Bible Licensing: The Idealist

Following up on yesterday on my hopeful prediction about a Creative Commons licensed Bible text, I'd like to explain which license I'd like to see chosen, as opposed to the license I think is most likely to be chosen. I would also affirm that a copyight license should be chosen, as opposed to public domain assignment. Here are a few thoughts on the matter.
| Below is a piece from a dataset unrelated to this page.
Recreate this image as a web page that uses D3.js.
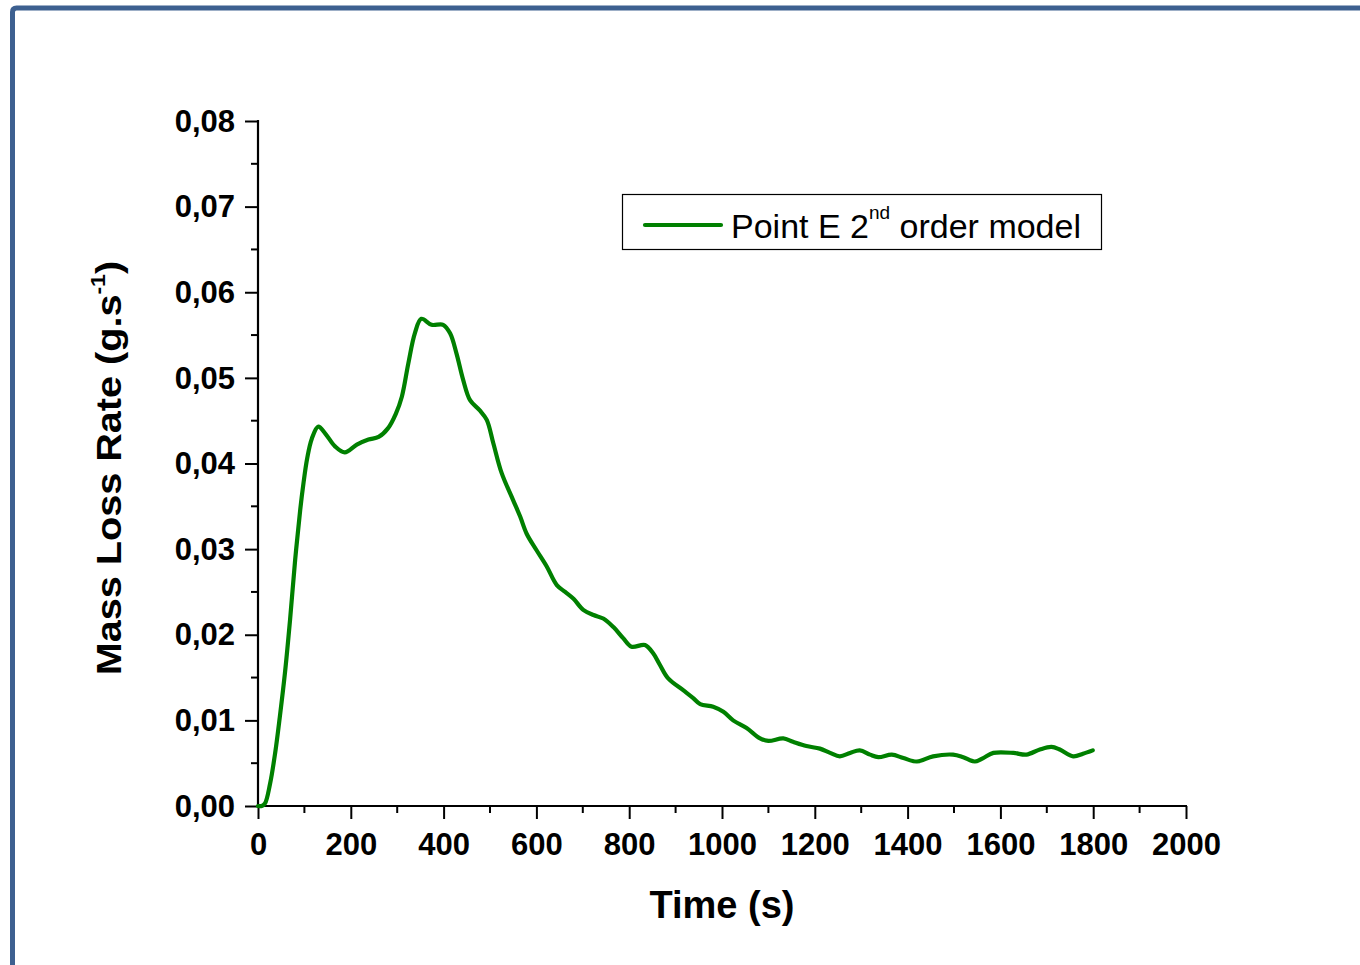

  • Attribution should remain a requirement. This way the people who did the work can be assigned credit (and blame). It also facilitates better cooperation with those people who are creating derived works.
  • Commercial uses should not only be allowed, but encouraged. The production of a good Bible translation could be a boon to Christians who could earn money by selling derived works. The implication here is that the production of translations should be decoupled from publishing.
  • Redistribution, correction, expansion, and derived works should be encouraged. Scholars get nervous about allowing derivations, since those can easily become mutilations. However, it is important for the health of the academic community that improvements be allowed. Let a mechanism other than copyright law decide which are proper improvements to the text. Also, some people may create derived works (audio recordings, translations, commentaries, etc.) which will multiply the value of the translation for the church.
  • Downstream distributors should be required to "share alike," so that the text and its derivatives always remain freely licensed.

That adds up to the Creative Commons Attribution-ShareAlike License. I'd love to see a high quality translation or revision be released under such terms.